> [Required work]:
Retype exactly the lines from the line containing "Give me the matplotlib source for this chart." through the line containing "from matplotlib.patches import Rectangle", both included, and nothing more; skip the pictures.
## Begin
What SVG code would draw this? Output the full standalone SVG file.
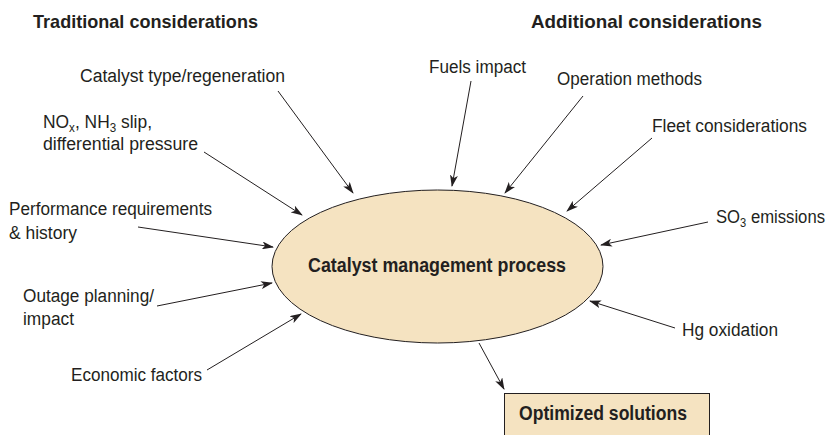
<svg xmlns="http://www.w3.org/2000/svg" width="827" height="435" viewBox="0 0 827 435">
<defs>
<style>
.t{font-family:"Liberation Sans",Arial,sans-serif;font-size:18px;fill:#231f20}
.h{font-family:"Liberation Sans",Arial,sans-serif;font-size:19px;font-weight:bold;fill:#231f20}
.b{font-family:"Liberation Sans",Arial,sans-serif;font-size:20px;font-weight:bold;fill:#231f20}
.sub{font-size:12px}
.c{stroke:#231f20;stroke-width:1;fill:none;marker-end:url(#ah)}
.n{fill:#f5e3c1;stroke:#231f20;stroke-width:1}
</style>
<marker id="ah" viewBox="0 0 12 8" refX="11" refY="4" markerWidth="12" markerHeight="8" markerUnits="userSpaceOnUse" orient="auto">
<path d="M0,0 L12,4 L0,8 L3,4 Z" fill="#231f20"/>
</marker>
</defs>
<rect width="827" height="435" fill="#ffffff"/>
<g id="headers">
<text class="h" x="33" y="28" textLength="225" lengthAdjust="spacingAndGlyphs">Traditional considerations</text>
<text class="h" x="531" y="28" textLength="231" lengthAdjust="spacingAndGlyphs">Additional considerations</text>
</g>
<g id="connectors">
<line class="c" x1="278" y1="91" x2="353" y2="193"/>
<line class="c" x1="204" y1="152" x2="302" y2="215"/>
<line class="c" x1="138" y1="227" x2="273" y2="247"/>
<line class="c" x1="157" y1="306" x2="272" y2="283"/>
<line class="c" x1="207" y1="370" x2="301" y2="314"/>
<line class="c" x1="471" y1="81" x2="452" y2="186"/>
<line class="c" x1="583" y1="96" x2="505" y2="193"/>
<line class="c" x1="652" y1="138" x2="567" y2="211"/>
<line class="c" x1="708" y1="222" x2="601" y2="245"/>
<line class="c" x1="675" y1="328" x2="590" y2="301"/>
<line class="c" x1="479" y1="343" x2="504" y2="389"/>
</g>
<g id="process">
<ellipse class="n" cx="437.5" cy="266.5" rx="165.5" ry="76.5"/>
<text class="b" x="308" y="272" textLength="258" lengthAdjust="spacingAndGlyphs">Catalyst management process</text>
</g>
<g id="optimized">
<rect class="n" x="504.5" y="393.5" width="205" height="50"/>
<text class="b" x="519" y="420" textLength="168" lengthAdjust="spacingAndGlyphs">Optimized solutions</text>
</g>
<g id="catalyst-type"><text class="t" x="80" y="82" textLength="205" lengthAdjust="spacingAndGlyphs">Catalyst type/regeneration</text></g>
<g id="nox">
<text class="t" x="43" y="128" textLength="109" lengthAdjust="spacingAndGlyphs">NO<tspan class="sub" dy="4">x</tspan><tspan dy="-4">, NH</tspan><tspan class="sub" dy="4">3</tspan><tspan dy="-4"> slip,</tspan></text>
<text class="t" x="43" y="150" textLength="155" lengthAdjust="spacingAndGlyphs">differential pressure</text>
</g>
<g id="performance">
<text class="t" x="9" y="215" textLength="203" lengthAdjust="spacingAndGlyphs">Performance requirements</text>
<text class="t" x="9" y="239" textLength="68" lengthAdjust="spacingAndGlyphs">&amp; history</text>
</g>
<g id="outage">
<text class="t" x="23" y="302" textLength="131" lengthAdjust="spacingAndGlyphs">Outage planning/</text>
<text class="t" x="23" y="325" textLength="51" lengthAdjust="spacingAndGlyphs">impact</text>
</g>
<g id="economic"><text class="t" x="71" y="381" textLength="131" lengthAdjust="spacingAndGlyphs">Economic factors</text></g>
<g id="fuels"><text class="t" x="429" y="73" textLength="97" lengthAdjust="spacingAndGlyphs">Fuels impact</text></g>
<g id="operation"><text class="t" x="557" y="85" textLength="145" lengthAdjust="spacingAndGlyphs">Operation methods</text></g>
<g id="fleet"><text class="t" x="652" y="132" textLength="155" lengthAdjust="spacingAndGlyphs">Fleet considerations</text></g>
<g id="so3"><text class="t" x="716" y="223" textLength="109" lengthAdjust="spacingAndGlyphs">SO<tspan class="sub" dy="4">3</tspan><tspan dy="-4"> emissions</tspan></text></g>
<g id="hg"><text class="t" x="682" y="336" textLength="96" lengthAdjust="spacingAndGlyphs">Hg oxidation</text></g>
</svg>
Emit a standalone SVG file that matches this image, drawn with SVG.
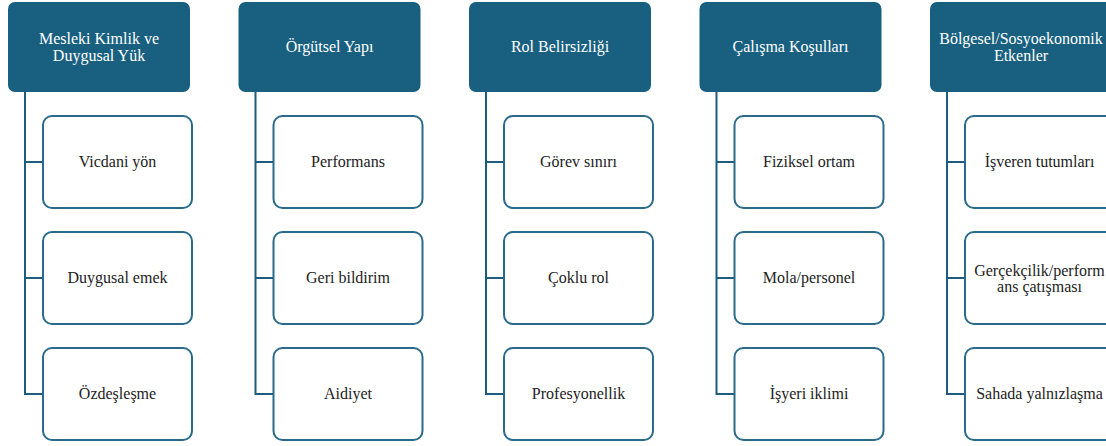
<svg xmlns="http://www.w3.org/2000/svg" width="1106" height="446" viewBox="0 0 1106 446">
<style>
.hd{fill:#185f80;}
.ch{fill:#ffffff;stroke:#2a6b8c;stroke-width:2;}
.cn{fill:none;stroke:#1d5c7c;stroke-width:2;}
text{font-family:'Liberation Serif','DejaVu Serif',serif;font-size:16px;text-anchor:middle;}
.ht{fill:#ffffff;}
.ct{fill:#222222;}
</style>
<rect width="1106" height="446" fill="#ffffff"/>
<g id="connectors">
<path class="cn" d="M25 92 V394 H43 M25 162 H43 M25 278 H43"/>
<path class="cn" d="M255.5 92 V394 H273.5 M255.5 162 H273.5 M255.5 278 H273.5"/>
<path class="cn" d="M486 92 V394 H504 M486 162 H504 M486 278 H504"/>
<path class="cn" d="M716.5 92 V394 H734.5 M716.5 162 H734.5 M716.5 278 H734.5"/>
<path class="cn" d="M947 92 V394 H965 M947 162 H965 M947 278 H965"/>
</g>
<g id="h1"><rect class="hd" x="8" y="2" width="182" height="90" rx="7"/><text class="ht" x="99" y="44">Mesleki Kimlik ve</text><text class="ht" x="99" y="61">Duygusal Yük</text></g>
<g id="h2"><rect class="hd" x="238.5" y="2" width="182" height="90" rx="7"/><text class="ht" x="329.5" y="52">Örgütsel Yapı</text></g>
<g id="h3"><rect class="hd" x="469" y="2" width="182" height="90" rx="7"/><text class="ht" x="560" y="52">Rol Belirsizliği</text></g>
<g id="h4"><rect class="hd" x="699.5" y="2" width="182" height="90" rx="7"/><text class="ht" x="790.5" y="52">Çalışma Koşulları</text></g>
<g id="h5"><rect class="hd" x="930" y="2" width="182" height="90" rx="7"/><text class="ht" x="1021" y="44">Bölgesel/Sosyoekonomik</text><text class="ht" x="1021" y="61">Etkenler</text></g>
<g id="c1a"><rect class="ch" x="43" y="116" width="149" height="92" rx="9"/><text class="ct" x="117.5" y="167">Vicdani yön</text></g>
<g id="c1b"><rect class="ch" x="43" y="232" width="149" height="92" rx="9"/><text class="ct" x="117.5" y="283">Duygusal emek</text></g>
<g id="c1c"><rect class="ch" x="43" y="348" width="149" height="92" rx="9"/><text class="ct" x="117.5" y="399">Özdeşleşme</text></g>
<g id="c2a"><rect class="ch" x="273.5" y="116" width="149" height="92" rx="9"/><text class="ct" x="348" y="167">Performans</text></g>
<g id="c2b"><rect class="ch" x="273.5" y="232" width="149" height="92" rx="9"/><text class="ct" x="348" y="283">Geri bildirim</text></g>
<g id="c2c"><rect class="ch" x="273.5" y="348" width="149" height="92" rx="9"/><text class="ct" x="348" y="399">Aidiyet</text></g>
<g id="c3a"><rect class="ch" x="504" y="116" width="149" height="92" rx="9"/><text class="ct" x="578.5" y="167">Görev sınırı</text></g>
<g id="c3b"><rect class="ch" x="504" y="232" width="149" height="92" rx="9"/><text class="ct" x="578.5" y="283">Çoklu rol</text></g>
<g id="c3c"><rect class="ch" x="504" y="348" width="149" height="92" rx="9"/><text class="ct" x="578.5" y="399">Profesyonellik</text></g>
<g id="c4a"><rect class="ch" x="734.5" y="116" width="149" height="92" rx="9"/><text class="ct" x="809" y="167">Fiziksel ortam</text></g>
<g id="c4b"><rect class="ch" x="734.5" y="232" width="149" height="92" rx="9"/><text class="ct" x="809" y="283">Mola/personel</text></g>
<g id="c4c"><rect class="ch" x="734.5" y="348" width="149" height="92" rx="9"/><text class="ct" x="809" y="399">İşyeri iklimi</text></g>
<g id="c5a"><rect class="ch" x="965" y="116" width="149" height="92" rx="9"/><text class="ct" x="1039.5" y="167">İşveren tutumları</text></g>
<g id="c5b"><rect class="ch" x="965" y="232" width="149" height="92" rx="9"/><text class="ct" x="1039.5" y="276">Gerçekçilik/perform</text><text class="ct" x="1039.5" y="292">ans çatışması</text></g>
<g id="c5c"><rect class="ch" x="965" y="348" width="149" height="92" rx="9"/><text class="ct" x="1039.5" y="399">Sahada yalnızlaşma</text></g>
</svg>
## End
## Begin
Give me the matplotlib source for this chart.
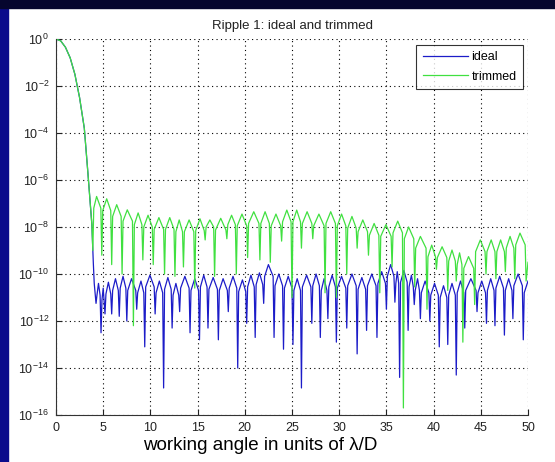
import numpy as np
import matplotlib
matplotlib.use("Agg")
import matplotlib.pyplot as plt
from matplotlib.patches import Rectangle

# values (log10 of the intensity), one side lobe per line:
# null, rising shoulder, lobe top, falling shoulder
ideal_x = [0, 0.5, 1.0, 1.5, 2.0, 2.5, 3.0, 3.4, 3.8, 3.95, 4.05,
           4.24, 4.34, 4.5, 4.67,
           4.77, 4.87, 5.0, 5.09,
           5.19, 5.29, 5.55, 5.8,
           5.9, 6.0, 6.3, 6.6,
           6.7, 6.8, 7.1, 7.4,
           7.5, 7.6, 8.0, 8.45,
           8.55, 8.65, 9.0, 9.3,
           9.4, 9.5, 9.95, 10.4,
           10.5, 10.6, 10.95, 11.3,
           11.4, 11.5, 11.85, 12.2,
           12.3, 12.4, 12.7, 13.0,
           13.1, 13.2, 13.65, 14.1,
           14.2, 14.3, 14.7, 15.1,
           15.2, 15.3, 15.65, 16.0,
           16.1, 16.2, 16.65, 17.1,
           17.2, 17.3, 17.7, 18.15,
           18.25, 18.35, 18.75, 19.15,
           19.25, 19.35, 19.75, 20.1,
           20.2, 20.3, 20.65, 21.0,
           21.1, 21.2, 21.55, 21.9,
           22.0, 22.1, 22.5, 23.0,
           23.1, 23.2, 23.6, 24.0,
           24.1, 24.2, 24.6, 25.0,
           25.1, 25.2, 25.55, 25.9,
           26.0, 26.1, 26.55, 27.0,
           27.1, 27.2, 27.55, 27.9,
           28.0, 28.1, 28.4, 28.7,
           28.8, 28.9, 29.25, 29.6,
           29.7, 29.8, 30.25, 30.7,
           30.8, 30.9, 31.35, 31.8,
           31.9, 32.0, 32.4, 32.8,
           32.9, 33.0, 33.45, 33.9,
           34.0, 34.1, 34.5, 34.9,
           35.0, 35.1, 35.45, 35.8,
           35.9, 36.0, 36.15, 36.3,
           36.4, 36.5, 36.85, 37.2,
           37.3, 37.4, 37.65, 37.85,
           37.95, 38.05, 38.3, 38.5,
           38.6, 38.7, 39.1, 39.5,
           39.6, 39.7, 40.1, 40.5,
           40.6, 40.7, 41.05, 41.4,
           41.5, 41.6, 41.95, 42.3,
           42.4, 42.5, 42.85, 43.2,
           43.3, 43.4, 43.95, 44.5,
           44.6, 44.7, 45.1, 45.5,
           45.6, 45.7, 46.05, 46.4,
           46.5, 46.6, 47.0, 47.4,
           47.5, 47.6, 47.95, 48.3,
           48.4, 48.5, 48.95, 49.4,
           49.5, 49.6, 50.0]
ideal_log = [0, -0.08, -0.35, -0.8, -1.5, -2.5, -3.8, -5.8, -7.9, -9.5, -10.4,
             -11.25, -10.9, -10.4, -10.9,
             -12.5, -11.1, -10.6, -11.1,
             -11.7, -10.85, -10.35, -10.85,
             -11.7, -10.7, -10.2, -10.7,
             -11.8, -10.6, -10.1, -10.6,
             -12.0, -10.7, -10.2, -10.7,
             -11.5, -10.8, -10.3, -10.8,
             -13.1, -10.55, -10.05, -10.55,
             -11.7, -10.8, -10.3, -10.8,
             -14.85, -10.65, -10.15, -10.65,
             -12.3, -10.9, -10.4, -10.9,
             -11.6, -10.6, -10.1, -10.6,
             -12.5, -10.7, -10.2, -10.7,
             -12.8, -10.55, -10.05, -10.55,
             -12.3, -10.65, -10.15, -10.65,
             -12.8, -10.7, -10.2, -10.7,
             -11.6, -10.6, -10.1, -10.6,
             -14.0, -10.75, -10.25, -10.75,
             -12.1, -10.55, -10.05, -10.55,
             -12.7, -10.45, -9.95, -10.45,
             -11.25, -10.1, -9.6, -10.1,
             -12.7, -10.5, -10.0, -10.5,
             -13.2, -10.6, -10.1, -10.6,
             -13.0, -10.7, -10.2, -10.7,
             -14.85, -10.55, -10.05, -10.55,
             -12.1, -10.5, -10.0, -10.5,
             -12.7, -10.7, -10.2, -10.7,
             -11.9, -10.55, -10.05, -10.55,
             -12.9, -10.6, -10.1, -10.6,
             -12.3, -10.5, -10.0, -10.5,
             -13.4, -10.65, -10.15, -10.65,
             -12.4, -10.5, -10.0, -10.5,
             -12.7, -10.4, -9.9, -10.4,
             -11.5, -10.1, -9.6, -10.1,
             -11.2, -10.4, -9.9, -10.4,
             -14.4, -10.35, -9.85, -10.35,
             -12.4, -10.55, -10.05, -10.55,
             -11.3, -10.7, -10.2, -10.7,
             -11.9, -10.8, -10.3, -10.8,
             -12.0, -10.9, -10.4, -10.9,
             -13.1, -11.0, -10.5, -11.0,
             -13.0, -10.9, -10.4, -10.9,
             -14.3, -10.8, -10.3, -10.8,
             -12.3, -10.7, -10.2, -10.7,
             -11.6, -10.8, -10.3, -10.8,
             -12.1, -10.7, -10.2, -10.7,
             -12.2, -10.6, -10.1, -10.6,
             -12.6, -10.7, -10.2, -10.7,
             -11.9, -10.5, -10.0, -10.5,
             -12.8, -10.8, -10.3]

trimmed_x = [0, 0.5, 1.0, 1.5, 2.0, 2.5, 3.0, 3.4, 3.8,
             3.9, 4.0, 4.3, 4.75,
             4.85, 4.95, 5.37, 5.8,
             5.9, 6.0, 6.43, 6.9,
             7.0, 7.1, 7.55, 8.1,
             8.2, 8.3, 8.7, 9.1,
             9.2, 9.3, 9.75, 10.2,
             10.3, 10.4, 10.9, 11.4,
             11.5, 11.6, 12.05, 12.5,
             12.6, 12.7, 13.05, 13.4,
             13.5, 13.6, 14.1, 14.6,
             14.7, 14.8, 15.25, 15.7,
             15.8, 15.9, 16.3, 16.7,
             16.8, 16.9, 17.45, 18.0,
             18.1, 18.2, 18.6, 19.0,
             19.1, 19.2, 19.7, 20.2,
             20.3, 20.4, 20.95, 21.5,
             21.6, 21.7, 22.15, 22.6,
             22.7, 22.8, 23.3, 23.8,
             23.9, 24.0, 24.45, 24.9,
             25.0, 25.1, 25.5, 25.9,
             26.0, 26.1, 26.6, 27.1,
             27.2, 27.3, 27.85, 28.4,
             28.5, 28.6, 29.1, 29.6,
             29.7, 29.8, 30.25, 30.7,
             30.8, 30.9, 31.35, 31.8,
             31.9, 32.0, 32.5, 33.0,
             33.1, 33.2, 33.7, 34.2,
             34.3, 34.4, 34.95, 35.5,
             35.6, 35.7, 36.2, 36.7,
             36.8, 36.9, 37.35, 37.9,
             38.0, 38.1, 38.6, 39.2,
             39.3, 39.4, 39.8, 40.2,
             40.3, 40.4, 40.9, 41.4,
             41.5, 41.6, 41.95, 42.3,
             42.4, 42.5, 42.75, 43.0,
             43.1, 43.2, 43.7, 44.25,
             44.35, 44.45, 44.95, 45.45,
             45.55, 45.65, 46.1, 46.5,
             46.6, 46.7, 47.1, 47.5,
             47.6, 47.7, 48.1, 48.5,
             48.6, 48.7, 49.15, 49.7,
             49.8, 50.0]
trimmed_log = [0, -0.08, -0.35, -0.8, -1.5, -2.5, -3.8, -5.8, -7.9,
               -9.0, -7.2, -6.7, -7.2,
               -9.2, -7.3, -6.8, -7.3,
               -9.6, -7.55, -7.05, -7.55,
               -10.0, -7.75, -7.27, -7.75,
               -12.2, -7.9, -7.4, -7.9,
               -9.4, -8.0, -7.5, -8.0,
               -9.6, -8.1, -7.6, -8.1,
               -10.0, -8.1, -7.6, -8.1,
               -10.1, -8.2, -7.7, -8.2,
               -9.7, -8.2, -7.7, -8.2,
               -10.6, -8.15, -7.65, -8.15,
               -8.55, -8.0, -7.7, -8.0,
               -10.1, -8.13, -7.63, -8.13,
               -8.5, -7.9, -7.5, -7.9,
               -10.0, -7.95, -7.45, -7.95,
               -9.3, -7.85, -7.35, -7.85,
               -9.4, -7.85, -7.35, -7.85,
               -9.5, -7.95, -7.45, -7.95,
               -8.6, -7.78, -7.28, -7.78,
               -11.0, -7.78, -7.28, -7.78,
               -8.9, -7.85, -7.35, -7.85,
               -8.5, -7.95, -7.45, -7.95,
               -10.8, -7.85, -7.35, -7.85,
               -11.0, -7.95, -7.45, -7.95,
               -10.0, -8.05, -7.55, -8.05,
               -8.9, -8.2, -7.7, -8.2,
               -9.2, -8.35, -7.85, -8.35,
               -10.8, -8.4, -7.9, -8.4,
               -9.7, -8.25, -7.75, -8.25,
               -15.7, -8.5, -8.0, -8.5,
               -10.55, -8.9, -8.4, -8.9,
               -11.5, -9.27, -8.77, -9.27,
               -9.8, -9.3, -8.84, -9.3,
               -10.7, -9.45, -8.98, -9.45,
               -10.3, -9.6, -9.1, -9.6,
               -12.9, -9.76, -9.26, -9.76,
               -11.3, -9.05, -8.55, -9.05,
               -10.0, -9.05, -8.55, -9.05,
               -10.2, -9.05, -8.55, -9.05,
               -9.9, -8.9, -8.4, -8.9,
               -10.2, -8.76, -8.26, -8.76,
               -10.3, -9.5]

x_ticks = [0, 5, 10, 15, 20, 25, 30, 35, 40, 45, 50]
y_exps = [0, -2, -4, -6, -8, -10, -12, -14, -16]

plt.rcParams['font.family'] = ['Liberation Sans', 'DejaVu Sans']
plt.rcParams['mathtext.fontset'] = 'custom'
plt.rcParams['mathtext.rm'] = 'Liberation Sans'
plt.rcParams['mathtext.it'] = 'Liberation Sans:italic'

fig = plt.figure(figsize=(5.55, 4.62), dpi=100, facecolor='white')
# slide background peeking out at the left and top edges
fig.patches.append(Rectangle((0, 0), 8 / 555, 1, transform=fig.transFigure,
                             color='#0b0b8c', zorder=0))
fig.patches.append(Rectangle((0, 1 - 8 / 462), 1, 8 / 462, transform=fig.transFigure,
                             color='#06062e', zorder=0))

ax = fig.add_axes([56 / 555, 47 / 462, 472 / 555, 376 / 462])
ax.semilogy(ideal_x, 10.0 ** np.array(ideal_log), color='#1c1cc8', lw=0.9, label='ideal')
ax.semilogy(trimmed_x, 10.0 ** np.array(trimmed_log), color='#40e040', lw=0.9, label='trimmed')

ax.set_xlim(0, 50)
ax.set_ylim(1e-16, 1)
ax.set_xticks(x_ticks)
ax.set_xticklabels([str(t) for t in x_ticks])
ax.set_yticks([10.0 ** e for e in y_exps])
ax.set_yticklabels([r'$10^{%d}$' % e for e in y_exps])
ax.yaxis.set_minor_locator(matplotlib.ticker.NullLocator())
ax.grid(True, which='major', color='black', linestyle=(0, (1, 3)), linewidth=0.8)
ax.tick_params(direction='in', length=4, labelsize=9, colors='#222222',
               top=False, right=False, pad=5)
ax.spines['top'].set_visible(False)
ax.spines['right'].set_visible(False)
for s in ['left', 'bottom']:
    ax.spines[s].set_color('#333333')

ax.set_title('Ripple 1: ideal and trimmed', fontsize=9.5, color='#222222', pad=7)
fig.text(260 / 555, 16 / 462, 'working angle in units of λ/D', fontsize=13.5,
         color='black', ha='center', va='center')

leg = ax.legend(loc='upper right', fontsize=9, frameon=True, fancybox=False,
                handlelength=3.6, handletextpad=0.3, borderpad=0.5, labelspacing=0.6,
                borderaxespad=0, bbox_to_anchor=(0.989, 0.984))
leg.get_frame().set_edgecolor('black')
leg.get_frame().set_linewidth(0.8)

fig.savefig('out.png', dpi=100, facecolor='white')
## End
> [Output for this exercise]:
Give me the matplotlib source for this chart.
import numpy as np
import matplotlib
matplotlib.use("Agg")
import matplotlib.pyplot as plt
from matplotlib.patches import Rectangle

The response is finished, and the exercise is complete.